Financing basics for buyers new to the business
September 4th, 2007 | Financingby Leon
One of the first things we have to ask a potential buyer is how they plan to finance the purchase of a business. This usually leads to an education session about the terms that a buyer can expect to get on a business/commercial loan. Forget everything you have read or seen on television about “no money down” deals. Be ready to pay 20% down or more, be prepared for Adjustable Rate financing, and be prepared to provide personal guarantees.
Most of the deals we broker end up with local bank financing, and once in awhile financing is provided by a national lender specializing in SBA guaranteed loans. Frequently Seller financing is involved for some portion of the deal, and some times buyers end up drawing down credit cards or going to the “bank of family”.
In cases of Seller financing we always advise sellers to get enough down so that a buyer “will bleed if they walk away”. There is no set percentage to put down, it all depends on the deal. The horror stories we hear about sellers having to take back businesses that have failed usually involve previous sales with very low down payments, so that the buyers had minimal risk.

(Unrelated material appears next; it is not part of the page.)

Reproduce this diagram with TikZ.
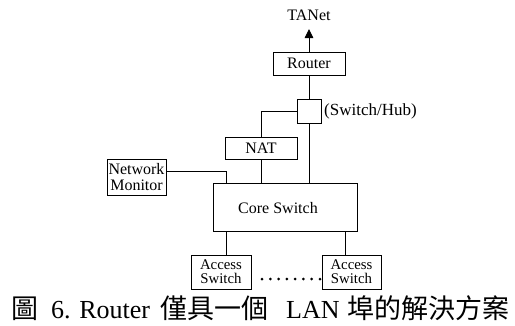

Our first suggestion is usually to go to the institution that currently holds a mortgage on the business involved, because they know the business and will usually be the easiest to deal with (unless the business is a distressed property).
Many of the deals we handle end up with SBA guaranteed financing. The bad news about that is that it increases the cost, both closing costs and loan rates, the good news is that deals get financed when they otherwise would not. When real estate is involved the most desirable financing often involves SBA 504 program loans processed thru development organizations, and straight business loans are usually guaranteed under the SBA 7(a) program. Full descriptions of the SBA programs are available on the SBA web site, http://www.sba.gov/aboutsba/index.html. We frequently have customers tell us they have been counseled by advisers not to accept SBA guaranteed loans because of past experiences. The SBA guarantee process now is very seldom any problem, and most of the horror stories involve customers who have bad credit or checkered histories, or businesses that have either high risk or very poor histories. The SBA programs are guarantee programs that reduce a lenders risk, so either a bank or other lending institution is always the real source of the money and has to first approve the financing.
During meetings with some local bankers on August 15th the rates they were quoting for loans that fit under the 504 program were in the 7% range, less than prime rate. Rates they were talking about for SBA 7(a) loans were in the 8% range. We have recently received proposals from other institutions offering rates of 10.5% to 10.75% on packages that included operating capital and involved as little as 10% down. Rates in the range of 2.5% over prime are common in business financing. Also most business loans will be at adjustable rates, so one important thing to look for is how long the initial rate is locked in before adjustments begin. Those terms may range from 3 months to 5 years, or more.
So it pays to shop around for a package that suits your needs. But expect financing to be a lot more expensive than residential (or even commercial) real estate, and be prepared to make serious down payments.
There is a lot of mythology floating around about business financing. Instead of listening to your back fence neighbor or the bartender down the street if you have questions about financing ask one of us, or a banker, (or better yet two different bankers).